[YOUR GOAL] Repeat every line exactly, keeping the pictures out of the copy.

[SOURCE DATA]
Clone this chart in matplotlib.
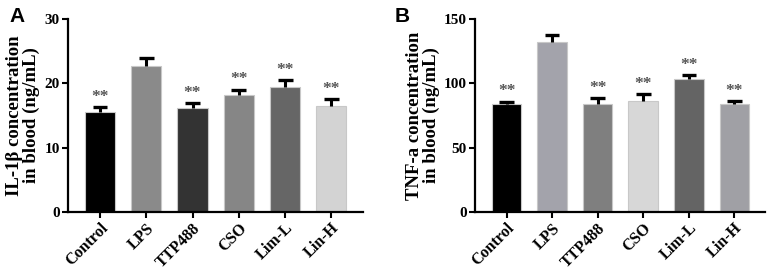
import matplotlib
matplotlib.use('Agg')
import matplotlib.pyplot as plt
import numpy as np

groups = ['Control', 'LPS', 'TTP488', 'CSO', 'Lim-L', 'Lin-H']

# panel A: IL-1beta
il1b_mean = [15.6, 22.7, 16.1, 18.2, 19.4, 16.4]
il1b_err = [0.7, 1.2, 0.8, 0.8, 1.1, 1.1]
il1b_sig = ['**', '', '**', '**', '**', '**']
il1b_colors = ['#000000', '#8a8a8a', '#333333', '#868686', '#666666', '#d3d3d3']

# panel B: TNF-a
tnf_mean = [83.7, 132.4, 83.7, 86.5, 103.1, 83.7]
tnf_err = [2.0, 5.2, 4.7, 5.2, 3.4, 2.6]
tnf_sig = ['**', '', '**', '**', '**', '**']
tnf_colors = ['#000000', '#a3a3ab', '#7f7f7f', '#d7d7d7', '#646464', '#a0a0a5']

plt.rcParams['font.family'] = 'Liberation Serif'
plt.rcParams['font.weight'] = 'bold'

fig = plt.figure(figsize=(7.7, 2.7), dpi=100)
axA = fig.add_axes([0.0883, 0.215, 0.383, 0.715])
axB = fig.add_axes([0.617, 0.215, 0.377, 0.715])


def draw_panel(ax, means, errs, sig, colors, ymax, step, ylabel):
    x = np.arange(len(groups))
    means = np.array(means)
    tops = means + np.array(errs)
    ax.bar(x, means, width=0.65, color=colors, edgecolor='#c8c8c8', linewidth=0.8, zorder=2)
    # upper error bars only
    ax.vlines(x, means, tops, color='black', linewidth=2.2, zorder=3)
    ax.hlines(tops, x - 0.16, x + 0.16, color='black', linewidth=2.4, zorder=3)
    off = ymax * 0.012
    for xi, t, s in zip(x, tops, sig):
        if s:
            ax.text(xi, t + off, s, ha='center', va='bottom', fontsize=12.5,
                    color='#555555', fontweight='bold')
    ax.set_xlim(-0.69, 5.68)
    ax.set_ylim(0, ymax)
    ax.set_yticks(np.arange(0, ymax + 1, step))
    ax.set_xticks(x)
    ax.set_xticklabels(groups, rotation=45, ha='right', rotation_mode='anchor', fontsize=11.5,
                       fontweight='bold')
    for lab in ax.get_yticklabels():
        lab.set_fontsize(11)
        lab.set_fontweight('bold')
    ax.set_ylabel(ylabel, fontsize=13.5, fontweight='bold', linespacing=0.95, labelpad=3)
    for sp in ['top', 'right']:
        ax.spines[sp].set_visible(False)
    for sp in ['left', 'bottom']:
        ax.spines[sp].set_linewidth(1.6)
    ax.tick_params(axis='both', width=1.5, length=4, pad=2)


draw_panel(axA, il1b_mean, il1b_err, il1b_sig, il1b_colors, 30, 10,
           'IL-1\u03b2 concentration\nin blood (ng/mL)')
draw_panel(axB, tnf_mean, tnf_err, tnf_sig, tnf_colors, 150, 50,
           'TNF-a concentration\nin blood (ng/mL)')

fig.text(0.012, 0.975, 'A', fontsize=15, fontweight='bold', family='Liberation Sans', va='top')
fig.text(0.512, 0.975, 'B', fontsize=15, fontweight='bold', family='Liberation Sans', va='top')

fig.savefig('out.png', dpi=100)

[EXPECTED OUTPUT]
Clone this chart in matplotlib.
import matplotlib
matplotlib.use('Agg')
import matplotlib.pyplot as plt
import numpy as np

groups = ['Control', 'LPS', 'TTP488', 'CSO', 'Lim-L', 'Lin-H']

# panel A: IL-1beta
il1b_mean = [15.6, 22.7, 16.1, 18.2, 19.4, 16.4]
il1b_err = [0.7, 1.2, 0.8, 0.8, 1.1, 1.1]
il1b_sig = ['**', '', '**', '**', '**', '**']
il1b_colors = ['#000000', '#8a8a8a', '#333333', '#868686', '#666666', '#d3d3d3']

# panel B: TNF-a
tnf_mean = [83.7, 132.4, 83.7, 86.5, 103.1, 83.7]
tnf_err = [2.0, 5.2, 4.7, 5.2, 3.4, 2.6]
tnf_sig = ['**', '', '**', '**', '**', '**']
tnf_colors = ['#000000', '#a3a3ab', '#7f7f7f', '#d7d7d7', '#646464', '#a0a0a5']

plt.rcParams['font.family'] = 'Liberation Serif'
plt.rcParams['font.weight'] = 'bold'

fig = plt.figure(figsize=(7.7, 2.7), dpi=100)
axA = fig.add_axes([0.0883, 0.215, 0.383, 0.715])
axB = fig.add_axes([0.617, 0.215, 0.377, 0.715])


def draw_panel(ax, means, errs, sig, colors, ymax, step, ylabel):
    x = np.arange(len(groups))
    means = np.array(means)
    tops = means + np.array(errs)
    ax.bar(x, means, width=0.65, color=colors, edgecolor='#c8c8c8', linewidth=0.8, zorder=2)
    # upper error bars only
    ax.vlines(x, means, tops, color='black', linewidth=2.2, zorder=3)
    ax.hlines(tops, x - 0.16, x + 0.16, color='black', linewidth=2.4, zorder=3)
    off = ymax * 0.012
    for xi, t, s in zip(x, tops, sig):
        if s:
            ax.text(xi, t + off, s, ha='center', va='bottom', fontsize=12.5,
                    color='#555555', fontweight='bold')
    ax.set_xlim(-0.69, 5.68)
    ax.set_ylim(0, ymax)
    ax.set_yticks(np.arange(0, ymax + 1, step))
    ax.set_xticks(x)
    ax.set_xticklabels(groups, rotation=45, ha='right', rotation_mode='anchor', fontsize=11.5,
                       fontweight='bold')
    for lab in ax.get_yticklabels():
        lab.set_fontsize(11)
        lab.set_fontweight('bold')
    ax.set_ylabel(ylabel, fontsize=13.5, fontweight='bold', linespacing=0.95, labelpad=3)
    for sp in ['top', 'right']:
        ax.spines[sp].set_visible(False)
    for sp in ['left', 'bottom']:
        ax.spines[sp].set_linewidth(1.6)
    ax.tick_params(axis='both', width=1.5, length=4, pad=2)


draw_panel(axA, il1b_mean, il1b_err, il1b_sig, il1b_colors, 30, 10,
           'IL-1\u03b2 concentration\nin blood (ng/mL)')
draw_panel(axB, tnf_mean, tnf_err, tnf_sig, tnf_colors, 150, 50,
           'TNF-a concentration\nin blood (ng/mL)')

fig.text(0.012, 0.975, 'A', fontsize=15, fontweight='bold', family='Liberation Sans', va='top')
fig.text(0.512, 0.975, 'B', fontsize=15, fontweight='bold', family='Liberation Sans', va='top')

fig.savefig('out.png', dpi=100)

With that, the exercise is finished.